A: My first job was as a cashier at Eckerds Drug Store when I was 16. I also worked in the cosmetics area stocking and assisting customers. Although it was not my career path, I was proud of the job and never missed work. I would even work overtime on holidays like Christmas and New Years. I worked there for several years before going off to college. That was where I developed my work ethic, and I have always given 100% in every job I have had. My daughter just started her first job after college, and she recently gave me a birthday card that said “You are my role model. You’ve taught me strong work ethic, faith, love, kindness and more.” All of those things are important, but a strong work ethic will take you a long way.

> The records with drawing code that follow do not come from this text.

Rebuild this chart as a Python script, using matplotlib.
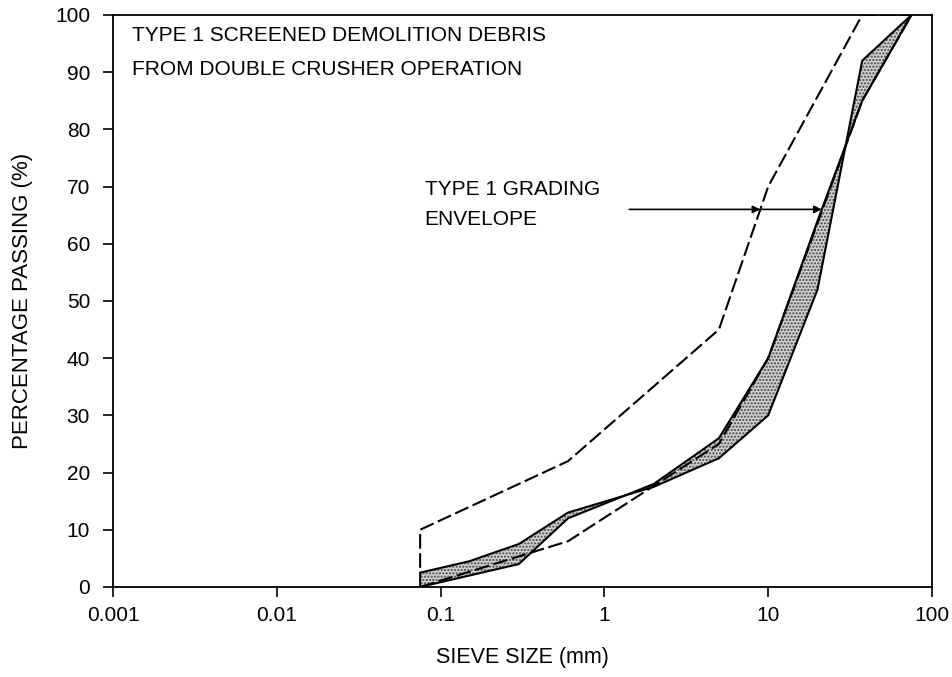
import numpy as np
import matplotlib.pyplot as plt

plt.rcParams['font.family'] = ['Liberation Sans', 'DejaVu Sans']

# Type 1 grading envelope (sieve size mm, % passing)
env_sieve = [0.075, 0.6, 5, 10, 37.5, 75]
env_upper = [10, 22, 45, 70, 100, 100]
env_lower = [0, 8, 25, 40, 85, 100]

# screened demolition debris, two gradings that bound the shaded band
deb_sieve = [0.075, 0.15, 0.3, 0.6, 2, 5, 10, 20, 37.5, 75]
deb_a = [2.5, 4.5, 7.5, 13, 17.5, 22.5, 30, 52, 92, 100]
deb_b = [0, 2, 4, 12, 18, 26, 40, 64, 85, 100]

xticks = [0.001, 0.01, 0.1, 1, 10, 100]
xticklabels = ['0.001', '0.01', '0.1', '1', '10', '100']
yticks = list(range(0, 101, 10))

fig = plt.figure(figsize=(9.52, 6.77), dpi=100)
ax = fig.add_axes([0.1187, 0.133, 0.8603, 0.845])

dash = (0, (7, 2.2))
# upper envelope starts with a vertical from 0 at the finest sieve
ax.plot([env_sieve[0]] + env_sieve, [0] + env_upper, color='black', lw=1.5, linestyle=dash)
ax.plot(env_sieve, env_lower, color='black', lw=1.5, linestyle=dash)

ax.fill_between(deb_sieve, deb_a, deb_b, facecolor='#cfcfcf', edgecolor='#444444',
                hatch='.....', linewidth=0)
ax.plot(deb_sieve, deb_a, color='black', lw=1.5)
ax.plot(deb_sieve, deb_b, color='black', lw=1.5)

ax.set_xscale('log')
ax.set_xlim(0.001, 100)
ax.set_ylim(0, 100)
ax.set_xticks(xticks)
ax.set_xticklabels(xticklabels)
ax.set_yticks(yticks)
ax.minorticks_off()
ax.tick_params(direction='out', length=7.5, width=1.2, labelsize=15)
ax.tick_params(axis='x', pad=6)
ax.tick_params(axis='y', pad=9)
for s in ax.spines.values():
    s.set_linewidth(1.3)

ax.set_xlabel('SIEVE SIZE (mm)', fontsize=15.5, labelpad=16)
ax.set_ylabel('PERCENTAGE PASSING (%)', fontsize=16, labelpad=16)

ax.text(0.0013, 96.4, 'TYPE 1 SCREENED DEMOLITION DEBRIS', fontsize=15, va='center', ha='left')
ax.text(0.0013, 90.5, 'FROM DOUBLE CRUSHER OPERATION', fontsize=15, va='center', ha='left')
ax.text(0.08, 69.4, 'TYPE 1 GRADING', fontsize=15, va='center', ha='left')
ax.text(0.08, 64.2, 'ENVELOPE', fontsize=15, va='center', ha='left')

# arrows pointing at envelope and band at 66 %
y_arr = 66
lx = np.log10(env_sieve)
x1 = 10 ** np.interp(y_arr, env_upper[:5], lx[:5])
x2 = 10 ** np.interp(y_arr, deb_b, np.log10(deb_sieve))
x0 = 1.42
ap = dict(arrowstyle='-|>', color='black', lw=1.2, mutation_scale=11, shrinkA=0, shrinkB=0)
ax.annotate('', xy=(x1, y_arr), xytext=(x0, y_arr), arrowprops=ap)
ax.annotate('', xy=(x2, y_arr), xytext=(x1, y_arr), arrowprops=ap)

fig.savefig('out.png', dpi=100)
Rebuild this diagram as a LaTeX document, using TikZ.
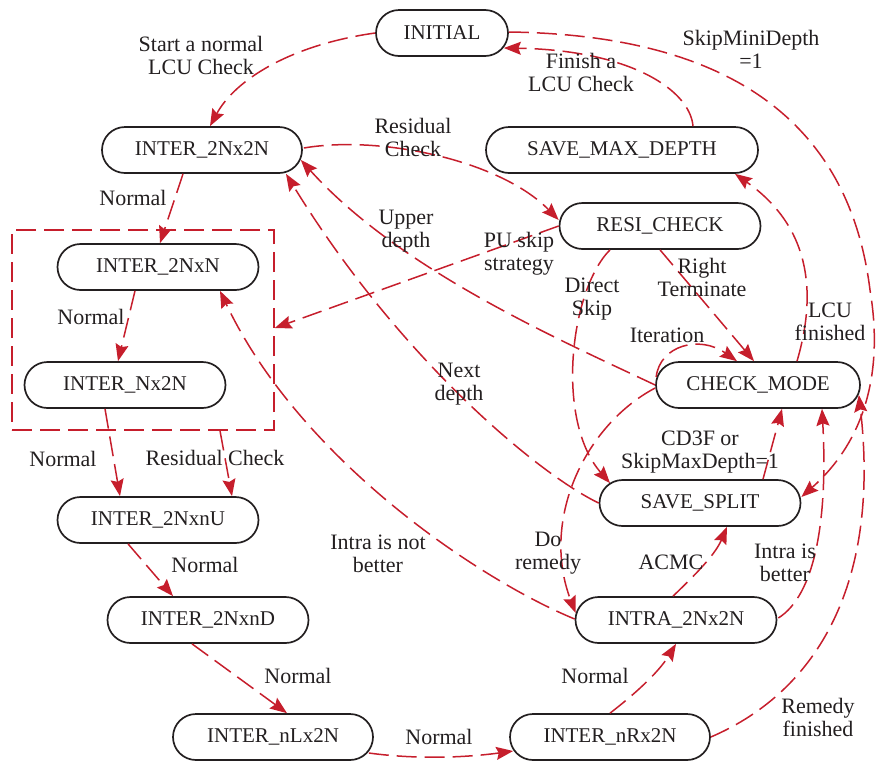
\documentclass[tikz,border=0pt]{standalone}
\usepackage{fontspec}
\setmainfont{Liberation Serif}
\usetikzlibrary{arrows.meta}
\definecolor{flow}{RGB}{198,30,44}
\definecolor{ink}{RGB}{35,31,32}
\tikzset{
  state/.style={draw=ink, line width=1.7pt, rounded corners=23pt, minimum height=46pt,
    inner sep=0pt, fill=white, text=ink, font=\fontsize{21}{24}\selectfont},
  tag/.style={text=ink, align=center, inner sep=0pt, font=\fontsize{22}{23}\selectfont},
  dashline/.style={draw=flow, line width=1.5pt, dash pattern=on 20pt off 8pt},
  link/.style={dashline, -{Stealth[length=17pt,width=13pt,inset=2.5pt]}},
}
\begin{document}
\begin{tikzpicture}[x=1pt,y=-1pt]
\useasboundingbox (0,0) rectangle (880,764);

% states
\node[state, minimum width=132pt] (init)  at (442,33)  {INITIAL};
\node[state, minimum width=200pt] (i2n2n) at (202,150) {INTER\_2Nx2N};
\node[state, minimum width=272pt] (smd)   at (622,150) {SAVE\_MAX\_DEPTH};
\node[state, minimum width=201pt] (resi)  at (660,226) {RESI\_CHECK};
\node[state, minimum width=201pt] (i2nn)  at (158,267) {INTER\_2NxN};
\node[state, minimum width=201pt] (inx2n) at (125,385) {INTER\_Nx2N};
\node[state, minimum width=204pt] (cm)    at (758,385) {CHECK\_MODE};
\node[state, minimum width=201pt] (ss)    at (700,503) {SAVE\_SPLIT};
\node[state, minimum width=201pt] (inu)   at (158,520) {INTER\_2NxnU};
\node[state, minimum width=201pt] (ind)   at (208,620) {INTER\_2NxnD};
\node[state, minimum width=201pt] (intra) at (676,620) {INTRA\_2Nx2N};
\node[state, minimum width=200pt] (inl)   at (273,737) {INTER\_nLx2N};
\node[state, minimum width=200pt] (inr)   at (610,737) {INTER\_nRx2N};

% dashed group around the 2NxN / Nx2N pair
\node[dashline, minimum width=262pt, minimum height=200pt, inner sep=0pt] (grp) at (143,330) {};

% transitions
\draw[link] (init.west) .. controls (290,45) and (235,80) .. ([shift={(8,0)}]i2n2n.north);
\draw[link] ([shift={(71,0)}]smd.north) .. controls (690,90) and (630,50) .. ([shift={(-5,15)}]init.east);
\coordinate (skipbend) at (870,290);
\draw[link] ([shift={(0,-1)}]init.east) .. controls (740,35) and (850,130) .. (skipbend)
  .. controls (885,380) and (860,445) .. ([shift={(0,-6)}]ss.east);
\draw[link] ([shift={(-19,0)}]i2n2n.south) -- ([shift={(2,0)}]i2nn.north);
\draw[link] ([shift={(1,-2)}]i2n2n.east) .. controls (380,135) and (500,160) .. ([shift={(0,-6)}]resi.west);
\draw[link] (cm.west) .. controls (560,340) and (400,270) .. ([shift={(-2,10)}]i2n2n.east);
\draw[link] (ss.west) .. controls (540,475) and (400,360) .. ([shift={(84,0)}]i2n2n.south);
\draw[link] (resi.west) -- ([shift={(0,-2)}]grp.east);
\draw[link] ([shift={(-50,0)}]resi.south) .. controls (570,290) and (555,420) .. ([shift={(-90,4)}]ss.north);
\draw[link] (resi.south) -- ([shift={(-4,0)}]cm.north);
\draw[link] ([shift={(1,-8)}]cm.west) .. controls (660,345) and (700,335) .. ([shift={(-21,0)}]cm.north);
\draw[link] ([shift={(39,0)}]cm.north) .. controls (815,300) and (815,230) .. ([shift={(113,0)}]smd.south);
\draw[link] ([shift={(0,3)}]cm.west) .. controls (585,425) and (540,520) .. ([shift={(1,-7)}]intra.west);
\draw[link] ([shift={(0,-1)}]intra.west) .. controls (480,580) and (300,460) .. ([shift={(62,0)}]i2nn.south);
\draw[link] ([shift={(-3,0)}]intra.north) .. controls (695,575) and (715,555) .. ([shift={(27,0)}]ss.south);
\draw[link] ([shift={(1,-2)}]intra.east) .. controls (815,595) and (828,520) .. ([shift={(64,0)}]cm.south);
\draw[link] ([shift={(63,0)}]ss.north) -- ([shift={(24,0)}]cm.south);
\draw[link] (inr.east) .. controls (820,690) and (880,580) .. ([shift={(-2,10)}]cm.east);
\draw[link] ([shift={(-20,0)}]inx2n.south) -- ([shift={(-38,0)}]inu.north);
\draw[link] ([shift={(77,0)}]grp.south) -- ([shift={(74,0)}]inu.north);
\draw[link] ([shift={(-23,0)}]i2nn.south) -- ([shift={(-7,0)}]inx2n.north);
\draw[link] ([shift={(-30,0)}]inu.south) -- ([shift={(-35,0)}]ind.north);
\draw[link] ([shift={(-16,0)}]ind.south) -- ([shift={(14,0)}]inl.north);
\draw[link] ([shift={(-5,16)}]inl.east) .. controls (420,760) and (470,757) .. ([shift={(4,14)}]inr.west);
\draw[link] (inr.north) .. controls (640,690) and (660,670) .. (intra.south);

% transition labels
\node[tag] (lstart) at (201,55)  {Start a normal\\LCU Check};
\node[tag] (lfin)   at (581,72)  {Finish a\\LCU Check};
\node[tag] (lskip)  at (751,49)  {SkipMiniDepth\\=1};
\node[tag] (lres)   at (413,137) {Residual\\Check};
\node[tag] (ln1)    at (133,198) {Normal};
\node[tag] (lup)    at (406,231) {Upper\\depth};
\node[tag] (lpu)    at (519,254) {PU skip\\strategy};
\node[tag] (ldir)   at (592,299) {Direct\\Skip};
\node[tag] (lright) at (702,277) {Right\\Terminate};
\node[tag] (liter)  at (667,335) {Iteration};
\node[tag] (llcu)   at (830,322) {LCU\\finished};
\node[tag] (lnext)  at (459,384) {Next\\depth};
\node[tag] (ln2)    at (91,317)  {Normal};
\node[tag] (ln3)    at (63,459)  {Normal};
\node[tag] (lres2)  at (215,458) {Residual Check};
\node[tag] (lcd)    at (700,452) {CD3F or\\SkipMaxDepth=1};
\node[tag] (ln4)    at (205,565) {Normal};
\node[tag] (lnot)   at (378,554) {Intra is not\\better};
\node[tag] (ldo)    at (548,553) {Do\\remedy};
\node[tag] (lacmc)  at (671,562) {ACMC};
\node[tag] (lbet)   at (785,563) {Intra is\\better};
\node[tag] (ln5)    at (298,676) {Normal};
\node[tag] (ln6)    at (439,737) {Normal};
\node[tag] (ln7)    at (595,676) {Normal};
\node[tag] (lrem)   at (818,717) {Remedy\\finished};
\end{tikzpicture}
\end{document}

Q: What led you to a career in banking?
A: I graduated from UGA with a degree in finance. Right before graduation, I attended a government career fair right and submitted an application to the FDIC, which had a huge stack of applications. Several weeks later, I decided to call to see if they had hired for all the available positions. He pulled my application out of the large stack and invited me to come in for an interview. I would not have been offered the job if I had not called that day!
Q: What are you most proud of accomplishing professionally?
A: There have been times when I had to take a step backwards in my career due to personal choices or bank mergers, but I was always able to get right back where I started and move forward again.
Q: If you could thank someone for becoming the professional you are today, who would it be and why?
A: I would thank my supervisors at the FDIC for giving me opportunities to learn new roles, which gave me the experience to take my career to the next level each time.
Q: What would someone be surprised to learn about you?
A: I have a seven-year gap on my resume. Between my 11-year career at the FDIC and later moving into the banking world, I took seven years off to be a stay-at home-mom, and I don’t regret that decision at all.